During the Civil War, from 1861 to 1865, about 300 people were employed at the Navy shipyard. Because of the national Panic of 1873 and subsequent depression in 1877, employment was down to 134 people.

The onset of the Spanish-American War in 1898 resulted in increased work, and 1,700 were employed. Mare Island became noted as being the home port of Admiral Dewey’s flagship USS Olympia, which led the Navy in the annihilation of the Spanish Fleet in Manila Bay during that war.

In 1901, St. Peter’s Chapel was erected. It has the distinction of being the oldest Naval chapel in the United States and is a showcase for 29 Tiffany-designed windows.

Mare Island was to go on in this century to make its mark and provide employment for vast numbers.

During World War I, employment figures reached 10,000, but by 1923 the numbers were down to 2,700. The numbers went up again, reaching 5,018 by 1929. These numbers went down again during the Depression years.

Then came the crisis of World War II, when employment figures reached a maximum of 42,300 in 1945. During World War II, 391 ships were built at Mare Island and 1,560 were repaired. Mare Island was then to gain in its status when it became a nuclear shipyard in later years.
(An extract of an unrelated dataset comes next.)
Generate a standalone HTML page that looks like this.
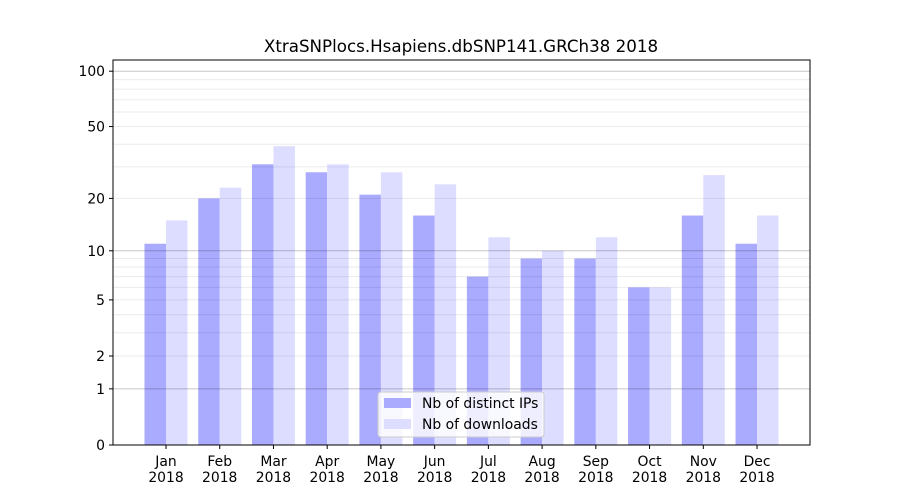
<!DOCTYPE html>
<html><head><meta charset="utf-8"><style>
body{margin:0;background:#fff;font-family:"DejaVu Sans","Liberation Sans",sans-serif;}
</style></head><body>
<svg id="chart" width="900" height="500" xmlns="http://www.w3.org/2000/svg" font-family="DejaVu Sans, Liberation Sans, sans-serif">
<rect width="900" height="500" fill="#fff"/>
<text x="461" y="52" font-size="16.7" text-anchor="middle">XtraSNPlocs.Hsapiens.dbSNP141.GRCh38 2018</text>
<g id="bars"></g><g id="grid"></g><g id="axes"></g>
</svg>
<script>
const months=["Jan","Feb","Mar","Apr","May","Jun","Jul","Aug","Sep","Oct","Nov","Dec"];
const distinctIPs=[11,20,31,28,21,16,7,9,9,6,16,11];
const downloads=[15,23,39,31,28,24,12,10,12,6,27,16];
const yTicks=[0,1,2,5,10,20,50,100];
const NS="http://www.w3.org/2000/svg";
const L=113,R=810,T=60,B=445;
function y(v){return B-186.5*Math.log10(v+1);}
function xc(i){return 166+i*53.73;}
function mk(tag,attrs,parent,text){const e=document.createElementNS(NS,tag);for(const k in attrs)e.setAttribute(k,attrs[k]);if(text!==undefined)e.textContent=text;parent.appendChild(e);return e;}
const grid=document.getElementById('grid'),bars=document.getElementById('bars'),axes=document.getElementById('axes');
[2,3,4,5,6,7,8,9,20,30,40,50,60,70,80,90].forEach(v=>{const l=mk('line',{x1:L,x2:R,y1:y(v),y2:y(v),stroke:'#000','stroke-opacity':0.08,'stroke-width':1},grid);

});
[1,10,100].forEach(v=>{const l=mk('line',{x1:L,x2:R,y1:y(v),y2:y(v),stroke:'#000','stroke-opacity':0.22,'stroke-width':1},grid);

});
const w=21.5;
months.forEach((m,i)=>{
 const a=mk('rect',{x:xc(i)-w,y:y(distinctIPs[i]),width:w,height:B-y(distinctIPs[i]),fill:'#aaaaff'},bars);
 
 
 const b=mk('rect',{x:xc(i),y:y(downloads[i]),width:w,height:B-y(downloads[i]),fill:'#ddddff'},bars);
 
 
 mk('line',{x1:xc(i),x2:xc(i),y1:B,y2:B+4,stroke:'#000'},axes);
 const t1=mk('text',{x:xc(i),y:B+21,'font-size':13.9,'text-anchor':'middle'},axes,m);
 
 
 const t2=mk('text',{x:xc(i),y:B+37,'font-size':13.9,'text-anchor':'middle'},axes,'2018');
 
 
});
yTicks.forEach(v=>{mk('line',{x1:L-4,x2:L,y1:y(v),y2:y(v),stroke:'#000'},axes);
 const t=mk('text',{x:L-8,y:y(v)+5,'font-size':13.9,'text-anchor':'end'},axes,String(v));
 
 });
const f=mk('rect',{x:L,y:T,width:R-L,height:B-T,fill:'none',stroke:'#000','stroke-width':1},axes);


const lg=mk('g',{},axes);


mk('rect',{x:378,y:392,width:166,height:45,rx:3,fill:'#fff','fill-opacity':0.8,stroke:'#ccc'},lg);
mk('rect',{x:384,y:398,width:27,height:10,fill:'#aaaaff'},lg);
mk('text',{x:422,y:408,'font-size':13.9},lg,'Nb of distinct IPs');
mk('rect',{x:384,y:419,width:27,height:10,fill:'#ddddff'},lg);
mk('text',{x:422,y:429,'font-size':13.9},lg,'Nb of downloads');
</script>
</body></html>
The submarine USS Bergall, SSN-667, quietly slipped her moorings late February or early March 1988. Little did the citizens of nearby Vallejo know that a landmark event was being added to the long and proud history of the Mare Island Naval Shipyard: Diane Nelson, a weapons electronics mechanic, was about to become the first woman to participate in a sea trial on this small, cramped attack-class submarine. A few days later, Communications Electronic Mechanic Lita Pangelinan, would be the second woman to test the submarine at sea. Once again, Mare Island made her mark in the history books.